Claude wins by a large margin
* Claude Opus 4.6 : 0.71
* Claude Opus 4.5 : 0.51
* KIMI-K2.5 : 0.37
* GLM-5 : 0.36
* GPT-5.2 : 0.23
Note: later GPT versions seem to be only available within openAi's proprietary codex cli, so can't be tested - and if tested via the codex cli "harness" it wouldn't be a pure model-to-model comparison any more.
---
Of course, the interesting follow-up question is: How well perform these models with added agent tooling ("harness") ?
Maybe someone has tokens to burn and can run a matrix of agent tools over the top models and provide the results?

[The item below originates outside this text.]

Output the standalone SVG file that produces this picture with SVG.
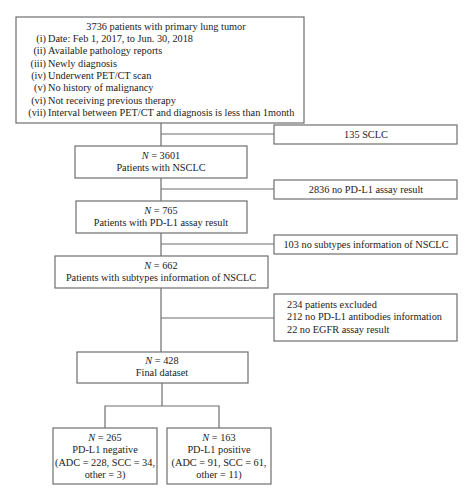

>if tested via the codex cli "harness" it wouldn't be a pure model-to-model comparison any more.
Well that's already not a very fair comparison, we've known for years (one of the early-ish LLM papers, maybe someone knows which one) that prompting makes an enormous difference on agent performance, and most strikingly, the same prompt that massively boosts performance on one model, can massively reduce performance on another.
So you already need to fine-tune the prompts for the model, if you want anything approaching best results.
Now what's really amusing is that if you run models without their official harness, they can actually do way better on some benchmarks! [0] e.g. On Terminal Bench 2, Claude Opus 4.6 goes from #33 (Claude Code) to #5 (custom harness). Similar results for Codex.
Now, this is "for this one very specific benchmark", but I still thought it was funny, since you'd expect "the harness made by the same company" to be the best for all tasks, but that's clearly not the case. (For specific tasks, it's actually quite trivial to outperform a general purpose harness.)
I reached the same conclusion. I tried using both for my personal investment ambient using agent-pair programming to build and agentic intelligence layer for stocks and the difference between the 2 models if astounding.
> and if tested via the codex cli "harness" it wouldn't be a pure model-to-model comparison any more.
But the interesting comparison when evaluating coding agent capabilities is to evaluate the offerings given to users.
So this means comparing Claude Code to Codex to whatever CLI tools Kimi, GLM, and others give you.
And it might mean throwing Cursor, OpenCode, Amp, Pi, mini-swe-agent, etc into the mix
We are working on supporting agent harnesses @ www.cliwatch.com, so both 1. LLM model as well 2. LLM model + harness performance can be evaluated against your software/CLI. We also support building evals against your doc suite. End result is that you’ll feel more comfortable shipping CLIs that work for your agentic users!:)
It's the other way around - Claude Code is the proprietary one. Codex CLI is open source:
https://github.com/openai/codex
You can definitely access the latest models via the API. That's how Codex CLI works.